According to a story from finanznachrichten.de, the Swedish drug company Calliditas Therapeutics has recently announced that the US Food and Drug Administration (FDA) has given one of the company’s experimental drugs Orphan Drug designation as a treatment for autoimmune hepatitis, a rare liver disease. The name of the specific product that the company is working on was not mentioned in the story. Calliditas is committed to the development of therapies for currently unmet medical needs and rare diseases.
About Autoimmune Hepatitis
Autoimmune hepatitis is a rare disease of the liver in which the body’s own immune system begins to mistakenly attack cells of the liver, triggering an inflammatory response. What causes this process to begin is unclear, but liver cells present with MHC class II receptors in the disease, which could be the result of a genetic abnormality or prior liver infection. These receptors cause the response from the immune system. Symptoms of autoimmune hepatitis include abdominal pain, fatigue, jaundice, joint pain, liver failure, weight loss, fever, and nausea. The treatment of the disease typically involves the use of immunosuppressants, such as corticosteroids or chemotherapy agents. Most patients can eventually achieve remission from their symptoms, but they almost always relapse. It is most common among people of middle age (40-50) with about 50,000 cases in the US. This disease can negatively affect life expectancy. To learn more about autoimmune hepatitis, click here.

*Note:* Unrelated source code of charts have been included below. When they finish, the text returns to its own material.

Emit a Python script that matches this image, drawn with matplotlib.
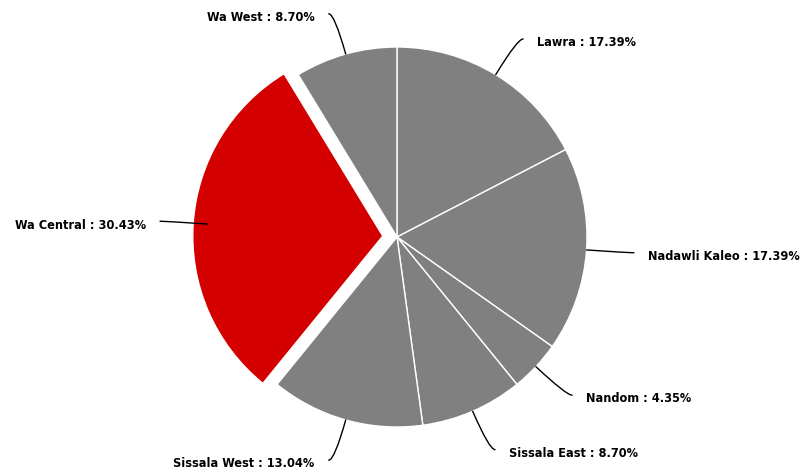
import numpy as np
import matplotlib.pyplot as plt

districts = ['Lawra', 'Nadawli Kaleo', 'Nandom', 'Sissala East',
             'Sissala West', 'Wa Central', 'Wa West']
shares = [17.39, 17.39, 4.35, 8.70, 13.04, 30.43, 8.70]
highlight = 'Wa Central'

grey = '#808080'
red = '#d40000'
R = 190.0  # pie radius in px

fig = plt.figure(figsize=(8.03, 4.72), dpi=100)
ax = fig.add_axes([0, 0, 1, 1])

colors = [red if d == highlight else grey for d in districts]
explode = [0.075 if d == highlight else 0 for d in districts]

wedges, _ = ax.pie(shares, colors=colors, explode=explode, startangle=90,
                   counterclock=False, radius=1.0,
                   wedgeprops=dict(edgecolor='white', linewidth=1.0))

# pie() resets the limits, so set them afterwards
ax.set_xlim(-397 / R, (803 - 397) / R)
ax.set_ylim(-(472 - 237) / R, 237 / R)
ax.set_aspect('equal')
ax.axis('off')

# connectors and labels are placed around the unexploded pie
for w, name, val in zip(wedges, districts, shares):
    mid = np.deg2rad((w.theta1 + w.theta2) / 2)
    c, s = np.cos(mid), np.sin(mid)
    rim = (c, s)
    side = 1 if c >= 0 else -1
    anchor = (1.22 * c + 0.03 * side, 1.22 * s)
    ang = np.rad2deg(mid)
    ax.annotate('', xy=rim, xytext=anchor,
                arrowprops=dict(arrowstyle='-', color='black', lw=1.0,
                                shrinkA=0, shrinkB=0,
                                connectionstyle='angle3,angleA=0,angleB=%.1f' % ang))
    ax.text(anchor[0] + 0.074 * side, anchor[1] - 0.02, '%s : %.2f%%' % (name, val),
            ha='left' if side > 0 else 'right', va='center',
            fontsize=9.1, fontweight='bold', fontstretch='condensed',
            color='black', family=['DejaVu Sans'])

fig.savefig('out.png', dpi=100)
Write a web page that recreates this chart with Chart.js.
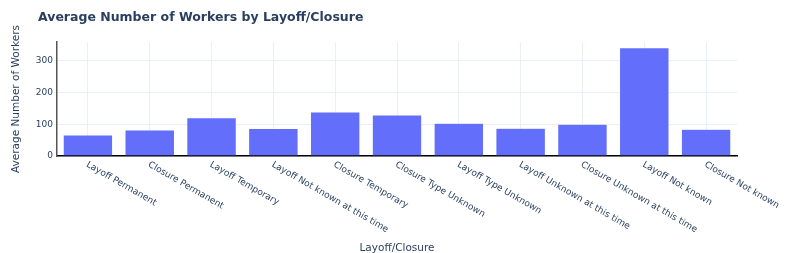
<!DOCTYPE html>
<html>
<head>
<meta charset="utf-8">
<script src="https://cdn.jsdelivr.net/npm/chart.js@4.4.1/dist/chart.umd.min.js"></script>
<style>
  html, body { margin: 0; padding: 0; background: #fff; }
  #wrap { width: 788px; height: 253px; position: relative; }
</style>
</head>
<body>
<div id="wrap"><canvas id="chart" width="788" height="253"></canvas></div>
<script>
const categories = [
    'Layoff Permanent', 'Closure Permanent', 'Layoff Temporary',
    'Layoff Not known at this time', 'Closure Temporary', 'Closure Type Unknown',
    'Layoff Type Unknown', 'Layoff Unknown at this time', 'Closure Unknown at this time',
    'Layoff Not known', 'Closure Not known'
];
const avgWorkers = [66, 82, 120, 86, 138, 129, 103, 87, 100, 340, 84];
const yTicks = [0, 100, 200, 300];

const textColor = '#2a3f5f';
const font = 'DejaVu Sans';

// plotly-style labels: start at tick, rotated 30deg clockwise
const slantLabels = {
    id: 'slantLabels',
    afterDraw(chart) {
        const ctx = chart.ctx;
        const xs = chart.scales.x;
        // title
        ctx.save();
        ctx.fillStyle = textColor;
        ctx.font = 'bold 12.5px "' + font + '"';
        ctx.textBaseline = 'alphabetic';
        ctx.textAlign = 'left';
        ctx.fillText('Average Number of Workers by Layoff/Closure', 38, 21);
        ctx.restore();

        ctx.save();
        ctx.fillStyle = textColor;
        ctx.font = '9px "' + font + '"';
        ctx.textAlign = 'left';
        ctx.textBaseline = 'middle';
        categories.forEach((c, i) => {
            const x = xs.getPixelForValue(i);
            ctx.save();
            ctx.translate(x - 1, xs.top + 8);
            ctx.rotate(Math.PI / 6);
            ctx.fillText(c, 0, 0);
            ctx.restore();
        });
        ctx.restore();
    }
};

new Chart(document.getElementById('chart'), {
    type: 'bar',
    data: {
        labels: categories,
        datasets: [{
            data: avgWorkers,
            backgroundColor: '#636efa',
            borderColor: 'rgba(255,255,255,0.3)',
            borderWidth: 0.5,
            barPercentage: 0.8,
            categoryPercentage: 1.0
        }]
    },
    options: {
        responsive: false,
        animation: false,
        layout: { padding: { top: 42, right: 51, left: 0, bottom: 0 } },
        plugins: {
            legend: { display: false },
            tooltip: { enabled: false }
        },
        scales: {
            x: {
                grid: { color: '#ebf0f8', offset: false, drawTicks: false },
                border: { color: '#000', width: 1.5 },
                ticks: { display: false },
                title: {
                    display: true,
                    text: 'Layoff/Closure',
                    color: textColor,
                    font: { family: font, size: 10.5 },
                    padding: { top: 0, bottom: -2 }
                },
                afterFit(scale) { scale.height = 97; }
            },
            y: {
                min: 0,
                max: 358,
                grid: { color: '#ebf0f8', drawTicks: false },
                border: { color: '#555', width: 1.5 },
                afterBuildTicks(scale) { scale.ticks = yTicks.map(v => ({ value: v })); },
                ticks: {
                    color: textColor,
                    font: { family: font, size: 9 },
                    padding: 4
                },
                title: {
                    display: true,
                    text: 'Average Number of Workers',
                    color: textColor,
                    font: { family: font, size: 10.5 },
                    padding: { top: 10, bottom: 0 }
                },
                afterFit(scale) { scale.width = 57; }
            }
        }
    },
    plugins: [slantLabels]
});
</script>
</body>
</html>
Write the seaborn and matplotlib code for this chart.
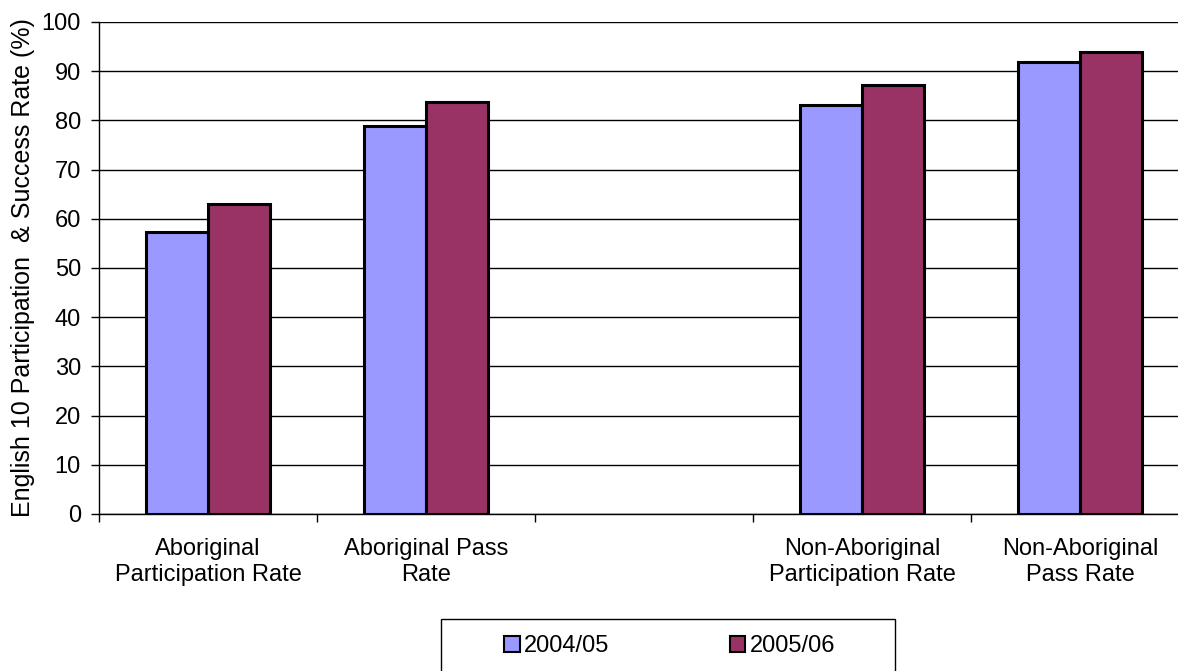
import pandas as pd
import numpy as np
import matplotlib
matplotlib.use("Agg")
import matplotlib.pyplot as plt
from matplotlib.patches import Rectangle, Patch
import seaborn as sns

# data
categories = ["Aboriginal\nParticipation Rate", "Aboriginal Pass\nRate", "",
              "Non-Aboriginal\nParticipation Rate", "Non-Aboriginal\nPass Rate"]
years = ["2004/05", "2005/06"]
rate_0405 = [57.4, 78.9, None, 83.2, 91.9]
rate_0506 = [63.1, 83.8, None, 87.1, 94.0]
year_colors = ["#9999FF", "#993366"]

rows = []
for cat, a, b in zip(categories, rate_0405, rate_0506):
    if a is not None:
        rows.append({"Category": cat, "Year": years[0], "Rate": a})
        rows.append({"Category": cat, "Year": years[1], "Rate": b})
df = pd.DataFrame(rows)

sns.set_theme(style="white")
plt.rcParams["font.family"] = ["Liberation Sans", "DejaVu Sans"]
plt.rcParams["text.color"] = "black"
plt.rcParams["axes.labelcolor"] = "black"
plt.rcParams["xtick.color"] = "black"
plt.rcParams["ytick.color"] = "black"

fig = plt.figure(figsize=(11.78, 6.71), dpi=100)
ax = fig.add_axes([99 / 1178, 157 / 671, 1090 / 1178, 492 / 671])

sns.barplot(data=df, x="Category", y="Rate", hue="Year", order=categories,
            hue_order=years, palette=year_colors, width=0.57,
            edgecolor="black", linewidth=2.2, saturation=1, ax=ax, legend=False)

ax.set_ylim(0, 100)
ax.set_xlim(-0.5, 4.5)
ax.set_yticks(np.arange(0, 101, 10))
ax.yaxis.grid(True, color="black", linewidth=1)
ax.set_axisbelow(True)
for side in ["left", "bottom"]:
    ax.spines[side].set_color("black")
    ax.spines[side].set_linewidth(1)
ax.spines["top"].set_visible(False)
ax.spines["right"].set_visible(False)

# category labels centred, tick marks between categories
ax.set_xticks(np.arange(-0.5, 5.0, 1.0))
ax.set_xticklabels([])
ax.set_xticks(np.arange(len(categories)), minor=True)
ax.set_xticklabels(categories, minor=True, fontsize=17, linespacing=1.25)
ax.tick_params(axis="x", which="major", direction="out", length=6, width=1,
               color="black", bottom=True)
ax.tick_params(axis="x", which="minor", length=0, pad=17)
ax.tick_params(axis="y", direction="out", length=6, width=1, color="black",
               left=True, labelsize=17, pad=7)

ax.set_xlabel("")
ax.set_ylabel("English 10 Participation  & Success Rate (%)", fontsize=18)
ax.yaxis.set_label_coords(-0.059, 0.5)

# legend in a box below the chart
handles = [Patch(facecolor=c, edgecolor="black", linewidth=1.5) for c in year_colors]
fig.legend(handles, years, loc="center", bbox_to_anchor=(670 / 1178, 1 - 646 / 671),
           ncol=2, frameon=False, fontsize=17, handlelength=0.65, handleheight=0.65,
           handletextpad=0.2, columnspacing=5.1)
fig.patches.append(Rectangle((441 / 1178, -0.02), (895 - 441) / 1178, 0.02 + 52 / 671,
                             transform=fig.transFigure, fill=False,
                             edgecolor="black", linewidth=1))

fig.savefig("out.png", dpi=100)
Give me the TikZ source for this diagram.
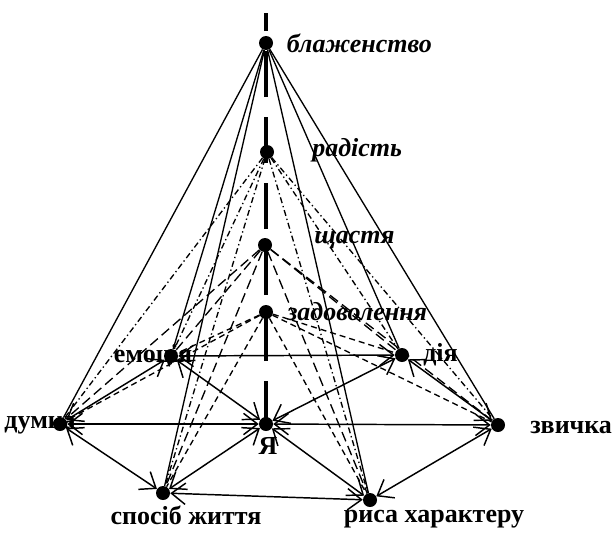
\documentclass[tikz,border=0pt]{standalone}
\usepackage{fontspec}
\setmainfont{Liberation Serif}
\usetikzlibrary{positioning,arrows.meta}

\begin{document}
\begin{tikzpicture}[
x=0.75pt, y=-0.75pt,
dotnode/.style={circle, fill=black, inner sep=0pt, minimum size=10.5pt},
itlabel/.style={inner sep=0pt, font=\fontsize{19.5}{21}\selectfont\bfseries\itshape},
uplabel/.style={inner sep=0pt, font=\fontsize{19.5}{21}\selectfont\bfseries},
axisline/.style={line width=3.4pt, dash pattern=on 34.5pt off 15pt, dash phase=2.25pt},
solidline/.style={line width=1pt},
dashdotline/.style={line width=1pt, dash pattern=on 4.5pt off 2.25pt on 1pt off 2.25pt},
longdashline/.style={line width=1pt, dash pattern=on 7.5pt off 3.75pt},
shortdashline/.style={line width=1pt, dash pattern=on 4.5pt off 3pt},
twoway/.style={line width=1.1pt, {Straight Barb[length=10.5pt, width=16pt]}-{Straight Barb[length=10.5pt, width=16pt]}},
]
\useasboundingbox (0,0) rectangle (614,532);

% levels on the axis
\node[dotnode] (Bliss)   at (266,43)  {};
\node[dotnode] (Joy)     at (267,152) {};
\node[dotnode] (Happy)   at (265,245) {};
\node[dotnode] (Content) at (266,312) {};
\node[dotnode] (Self)    at (266,424) {};
\coordinate (Top) at (266,13);

% ring around the self
\node[dotnode] (Emotion) at (171,356) {};
\node[dotnode] (Action)  at (402,355) {};
\node[dotnode] (Thought) at (60,424)  {};
\node[dotnode] (Habit)   at (498,425) {};
\node[dotnode] (Life)    at (163,493) {};
\node[dotnode] (Trait)   at (370,500) {};

\node[itlabel, anchor=west] (BlissText)   [right=10pt of Bliss]   {блаженство};
\node[itlabel, anchor=west] (JoyText)     at (312,150) {радість};
\node[itlabel, anchor=west] (HappyText)   at (314,240) {щастя};
\node[itlabel, anchor=west] (ContentText) at (287,312) {задоволення};
\node[uplabel] (SelfText)    at (268,446) {Я};
\node[uplabel] (EmotionText) at (153,356) {емоція};
\node[uplabel, anchor=west] (ActionText) at (423,355) {дія};
\node[uplabel] (ThoughtText) at (40,425)  {думка};
\node[uplabel, anchor=west] (HabitText) at (530,427) {звичка};
\node[uplabel] (LifeText)    at (186,515) {спосіб життя};
\node[uplabel] (TraitText)   at (434,519) {риса характеру};

\draw[axisline] (Self.center) -- (Top);

\draw[solidline] (Bliss) -- (Thought);
\draw[solidline] (Bliss) -- (Emotion);
\draw[solidline] (Bliss) -- (Life);
\draw[solidline] (Bliss) -- (Trait);
\draw[solidline] (Bliss) -- (Action);
\draw[solidline] (Bliss) -- (Habit);

\draw[dashdotline] (Joy) -- (Thought);
\draw[dashdotline] (Joy) -- (Emotion);
\draw[dashdotline] (Joy) -- (Life);
\draw[dashdotline] (Joy) -- (Trait);
\draw[dashdotline] (Joy) -- (Action);
\draw[dashdotline] (Joy) -- (Habit);

\draw[longdashline] (Happy) -- (Thought);
\draw[longdashline] (Happy) -- (Emotion);
\draw[longdashline] (Happy) -- (Life);
\draw[longdashline] (Happy) -- (Trait);
\draw[longdashline] (Happy) -- (Action);
\draw[longdashline] (Happy) -- (Habit);

\draw[shortdashline] (Content) -- (Thought);
\draw[shortdashline] (Content) -- (Emotion);
\draw[shortdashline] (Content) -- (Life);
\draw[shortdashline] (Content) -- (Trait);
\draw[shortdashline] (Content) -- (Action);
\draw[shortdashline] (Content) -- (Habit);

\draw[twoway] (Thought) -- (Emotion);
\draw[twoway] (Emotion) -- (Action);
\draw[twoway] (Action) -- (Habit);
\draw[twoway] (Habit) -- (Trait);
\draw[twoway] (Trait) -- (Life);
\draw[twoway] (Life) -- (Thought);

\draw[twoway] (Thought) -- (Self);
\draw[twoway] (Emotion) -- (Self);
\draw[twoway] (Action) -- (Self);
\draw[twoway] (Habit) -- (Self);
\draw[twoway] (Trait) -- (Self);
\draw[twoway] (Life) -- (Self);

\end{tikzpicture}
\end{document}
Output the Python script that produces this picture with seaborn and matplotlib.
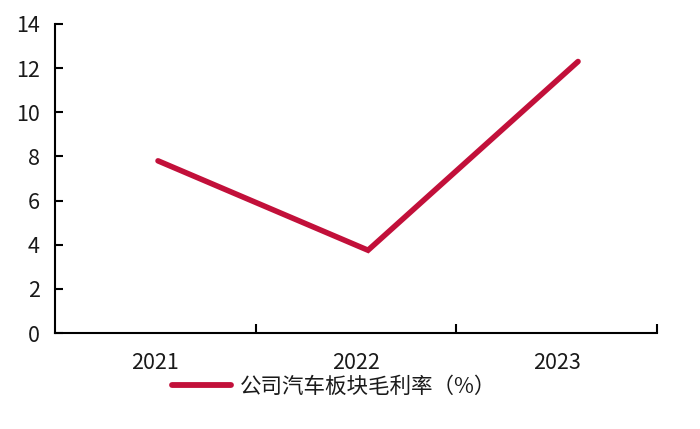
import matplotlib
matplotlib.use("Agg")
import matplotlib.pyplot as plt
import seaborn as sns
import pandas as pd

years = ["2021", "2022", "2023"]
margin = [7.8, 3.75, 12.3]
series_name = "公司汽车板块毛利率（%）"
y_ticks = [0, 2, 4, 6, 8, 10, 12, 14]

sns.set_theme(style="white")
plt.rcParams["font.family"] = ["Noto Sans CJK SC", "DejaVu Sans"]

df = pd.DataFrame({"year": years, "value": margin})

fig = plt.figure(figsize=(7, 4.29), dpi=100)
ax = fig.add_axes([55 / 700, 1 - 333 / 429, (657 - 55) / 700, (333 - 24) / 429])

# category axis
ax.set_xlim(-0.5, len(years) - 0.5)
ax.set_ylim(0, 14)
ax.set_yticks(y_ticks)
ax.set_yticklabels([str(t) for t in y_ticks], fontsize=15.5, color="#1a1a1a")
ax.set_xticks(range(len(years)))
ax.set_xticklabels(years, fontsize=15.5, color="#1a1a1a")
ax.set_xticks([i + 0.5 for i in range(len(years))], minor=True)
ax.tick_params(axis="x", which="major", length=0, pad=14)
ax.tick_params(axis="x", which="minor", direction="in", length=6.5, width=1.5, color="black")
ax.tick_params(axis="y", direction="in", length=6, width=1.5, color="black", pad=11, left=True)
for s in ["top", "right"]:
    ax.spines[s].set_visible(False)
for s in ["left", "bottom"]:
    ax.spines[s].set_color("black")
    ax.spines[s].set_linewidth(1.5)

# line on a twin x-scale (points sit slightly right of the category centres)
ax2 = ax.twiny()
sns.lineplot(data=df, x="year", y="value", ax=ax2, color="#C2103A",
             linewidth=4, solid_capstyle="round", solid_joinstyle="miter",
             label=series_name, legend=False)
ax2.set_xlim(-0.4905, 2.376)
ax2.set_ylim(0, 14)
ax2.set_xticks([])
ax2.set_xlabel("")
ax2.set_ylabel("")
for s in ax2.spines.values():
    s.set_visible(False)
ax.set_xlabel("")
ax.set_ylabel("")

handles, labels = ax2.get_legend_handles_labels()
leg = fig.legend(handles, labels, loc="center", bbox_to_anchor=(334 / 700, 1 - 387 / 429),
                 frameon=False, fontsize=15.5, handlelength=2.75, handletextpad=0.4,
                 borderpad=0)
for t in leg.get_texts():
    t.set_color("#1a1a1a")
for h in leg.legend_handles:
    h.set_linewidth(4.2)
    h.set_solid_capstyle("round")

fig.savefig("out.png", dpi=100, facecolor="white")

About Orphan Drug Designation
Orphan Drug designation is reserved for therapies that are intended to treat diseases that are considered rare, which is defined as any condition that affects less than 200,000 people in the US. To qualify, and experimental therapy must display potential advantages in effectiveness or safety in comparison to currently available treatments. Alternatively, it must satisfy a medical need that is not being met by current treatments. This designation carries several benefits, such as the waiving of certain fees, tax breaks, and a seven year period of market exclusivity if the drug is approved for public use.
There is a clear need for more effective therapies for autoimmune hepatitis that lack the harmful side effects of steroids and can bring about a more durable period of remission that reduces the possibility of relapse. Hopefully the development of Calliditas’ product will continue to progress.